Ganz im Sinne der eigenen (und übergreifenden) Nachhaltigkeitsziele müssen auch die Leistungen und Produkte einer Finanzeinrichtung den entsprechenden Anforderungen genügen. Das schließt Investoren, Partner und Kunden mit ein – auch sie sollten idealerweise dieselben Nachhaltigkeitsansprüche verfolgen. So sind „grüne“ Kredite mittlerweile Teil des Leistungsangebot vieler Banken. Dabei profitieren vor allem jene Kunden von besseren Konditionen, die damit in Nachhaltigkeit investieren wollen oder selbst nachhaltig handeln. Dafür brauchen Finanzeinrichtungen einen transparenten Einblick in jede einzelne Station der hauseigenen Lieferkette. Diesen erhalten sie zum Beispiel mithilfe digitaler Lieferkettenlösungen.

Eine zusätzliche Customer-Lifecycle-Information-Management-Lösung (CLIM) sammelt alle Kundendaten aus unterschiedlichen Quellen an einem zentralen Ort. Dadurch erhalten Banken und Finanzdienstleister einen besseren, transparenteren Eindruck davon, was ihre Kunden wollen und erwarten – einschließlich rund um das Thema Nachhaltigkeits- und ESG-Engagement.

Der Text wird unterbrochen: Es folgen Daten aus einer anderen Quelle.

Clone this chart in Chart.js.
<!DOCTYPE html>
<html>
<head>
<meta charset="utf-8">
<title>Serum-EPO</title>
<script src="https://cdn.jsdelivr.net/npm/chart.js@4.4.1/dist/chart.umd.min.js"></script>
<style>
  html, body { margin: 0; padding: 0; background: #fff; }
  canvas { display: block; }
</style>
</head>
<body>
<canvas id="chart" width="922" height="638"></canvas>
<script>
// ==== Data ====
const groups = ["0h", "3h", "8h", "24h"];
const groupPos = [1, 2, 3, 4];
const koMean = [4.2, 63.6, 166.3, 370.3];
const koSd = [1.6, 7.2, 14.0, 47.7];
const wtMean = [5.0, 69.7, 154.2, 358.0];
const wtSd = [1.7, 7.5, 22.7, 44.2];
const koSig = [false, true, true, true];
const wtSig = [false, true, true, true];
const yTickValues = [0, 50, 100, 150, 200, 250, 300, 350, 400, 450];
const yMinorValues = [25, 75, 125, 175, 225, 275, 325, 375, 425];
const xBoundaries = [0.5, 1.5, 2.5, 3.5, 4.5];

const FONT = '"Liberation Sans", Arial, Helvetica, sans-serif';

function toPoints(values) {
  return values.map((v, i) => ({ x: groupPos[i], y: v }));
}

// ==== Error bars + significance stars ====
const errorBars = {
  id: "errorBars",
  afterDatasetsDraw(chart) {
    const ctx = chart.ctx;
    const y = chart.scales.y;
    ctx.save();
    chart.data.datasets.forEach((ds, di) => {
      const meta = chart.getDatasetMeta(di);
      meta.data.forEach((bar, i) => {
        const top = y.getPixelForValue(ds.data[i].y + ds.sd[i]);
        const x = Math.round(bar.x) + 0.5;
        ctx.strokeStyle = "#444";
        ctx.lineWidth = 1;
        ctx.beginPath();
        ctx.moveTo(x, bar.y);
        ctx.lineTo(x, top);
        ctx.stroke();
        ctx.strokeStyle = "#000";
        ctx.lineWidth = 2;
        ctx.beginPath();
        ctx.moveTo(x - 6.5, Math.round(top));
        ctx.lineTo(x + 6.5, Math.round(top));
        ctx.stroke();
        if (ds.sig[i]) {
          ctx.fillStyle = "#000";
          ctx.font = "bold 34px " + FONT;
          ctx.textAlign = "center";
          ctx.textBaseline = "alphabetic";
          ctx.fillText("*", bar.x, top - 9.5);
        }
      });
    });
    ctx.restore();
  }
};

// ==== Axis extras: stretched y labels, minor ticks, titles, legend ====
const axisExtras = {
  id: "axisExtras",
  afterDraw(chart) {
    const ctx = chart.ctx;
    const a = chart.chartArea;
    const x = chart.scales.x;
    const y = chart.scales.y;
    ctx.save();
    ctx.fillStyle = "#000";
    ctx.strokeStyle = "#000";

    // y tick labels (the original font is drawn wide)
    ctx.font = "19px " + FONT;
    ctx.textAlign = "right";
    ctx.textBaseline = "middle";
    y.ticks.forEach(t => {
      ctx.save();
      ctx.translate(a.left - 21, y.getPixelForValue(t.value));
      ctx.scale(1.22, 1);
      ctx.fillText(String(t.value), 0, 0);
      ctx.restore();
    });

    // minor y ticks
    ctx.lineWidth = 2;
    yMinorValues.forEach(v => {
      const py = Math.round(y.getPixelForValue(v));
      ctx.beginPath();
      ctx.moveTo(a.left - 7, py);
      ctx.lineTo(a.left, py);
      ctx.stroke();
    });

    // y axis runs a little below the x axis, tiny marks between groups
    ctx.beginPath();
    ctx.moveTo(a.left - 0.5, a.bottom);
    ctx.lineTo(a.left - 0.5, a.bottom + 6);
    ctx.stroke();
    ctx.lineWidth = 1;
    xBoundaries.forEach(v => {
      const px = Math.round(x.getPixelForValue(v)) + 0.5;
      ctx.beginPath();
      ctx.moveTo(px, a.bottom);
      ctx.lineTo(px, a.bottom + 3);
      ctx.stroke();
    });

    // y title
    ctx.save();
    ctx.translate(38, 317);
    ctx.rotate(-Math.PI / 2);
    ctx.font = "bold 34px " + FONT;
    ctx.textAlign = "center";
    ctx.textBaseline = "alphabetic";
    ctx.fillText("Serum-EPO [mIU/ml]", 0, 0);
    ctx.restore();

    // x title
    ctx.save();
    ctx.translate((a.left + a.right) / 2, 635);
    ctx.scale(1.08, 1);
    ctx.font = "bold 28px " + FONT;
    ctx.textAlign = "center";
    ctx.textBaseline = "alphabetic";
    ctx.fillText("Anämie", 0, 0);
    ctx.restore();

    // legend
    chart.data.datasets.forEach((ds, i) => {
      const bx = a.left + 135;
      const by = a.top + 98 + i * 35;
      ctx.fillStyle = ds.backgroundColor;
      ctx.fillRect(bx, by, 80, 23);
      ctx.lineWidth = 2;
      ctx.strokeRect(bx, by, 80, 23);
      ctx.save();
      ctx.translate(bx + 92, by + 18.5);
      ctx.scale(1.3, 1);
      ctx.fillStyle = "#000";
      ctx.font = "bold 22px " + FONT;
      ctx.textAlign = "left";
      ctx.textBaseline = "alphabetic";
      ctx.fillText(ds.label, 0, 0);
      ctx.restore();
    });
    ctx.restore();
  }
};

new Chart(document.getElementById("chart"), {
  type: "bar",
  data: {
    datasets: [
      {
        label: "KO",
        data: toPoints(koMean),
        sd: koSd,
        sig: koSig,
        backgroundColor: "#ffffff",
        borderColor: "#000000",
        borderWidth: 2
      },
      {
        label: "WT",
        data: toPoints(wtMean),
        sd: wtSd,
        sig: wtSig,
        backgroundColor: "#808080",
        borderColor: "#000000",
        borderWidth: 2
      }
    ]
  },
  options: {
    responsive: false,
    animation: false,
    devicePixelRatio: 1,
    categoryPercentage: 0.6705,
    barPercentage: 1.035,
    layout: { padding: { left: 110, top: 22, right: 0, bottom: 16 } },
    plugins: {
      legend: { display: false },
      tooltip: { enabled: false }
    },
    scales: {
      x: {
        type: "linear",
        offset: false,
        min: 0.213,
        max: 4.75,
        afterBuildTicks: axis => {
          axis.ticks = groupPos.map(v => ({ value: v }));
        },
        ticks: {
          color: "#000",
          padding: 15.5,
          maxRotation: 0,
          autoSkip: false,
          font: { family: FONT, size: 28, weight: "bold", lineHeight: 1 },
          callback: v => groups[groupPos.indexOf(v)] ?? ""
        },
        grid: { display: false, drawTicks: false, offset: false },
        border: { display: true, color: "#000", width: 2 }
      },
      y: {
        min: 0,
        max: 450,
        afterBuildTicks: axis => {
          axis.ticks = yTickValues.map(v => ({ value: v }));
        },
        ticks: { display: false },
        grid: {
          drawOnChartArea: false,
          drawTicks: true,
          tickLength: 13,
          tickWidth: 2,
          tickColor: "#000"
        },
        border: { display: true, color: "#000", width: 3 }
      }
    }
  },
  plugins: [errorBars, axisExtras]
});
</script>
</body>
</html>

Dementsprechend können sie ihren Kunden Leistungen und Produkte anbieten, die noch gezielter auf ihre Präferenzen ausgerichtet sind.

Fazit

Der Finanzsektor steht – wie alle anderen Branchen auch – in der Verantwortung, Maßnahmen zu ergreifen, die der Umwelt und dem Klima zugutekommen. Wenn Finanzeinrichtungen bei alten, analogen und unökonomischen Gewohnheiten bleiben, wird es ihnen nicht gelingen, ihren CO2-Fußabdruck zu reduzieren. Nicht nur das: Angesichts des steigenden Drucks, der vom Gesetzgeber, von den eigenen Mitarbeitern sowie den Kunden ausgeht, besteht dringender Handlungsbedarf. Erst wenn Banken und Finanzdienstleister proaktiv ihre Betriebsabläufe digitalisieren und ihre Leistungen nachhaltiger gestalten, können sie ihrer ESG-Verantwortung effektiv nachkommen. Ab dann ist der Weg zu „Sustainable“ Finance nicht mehr weit.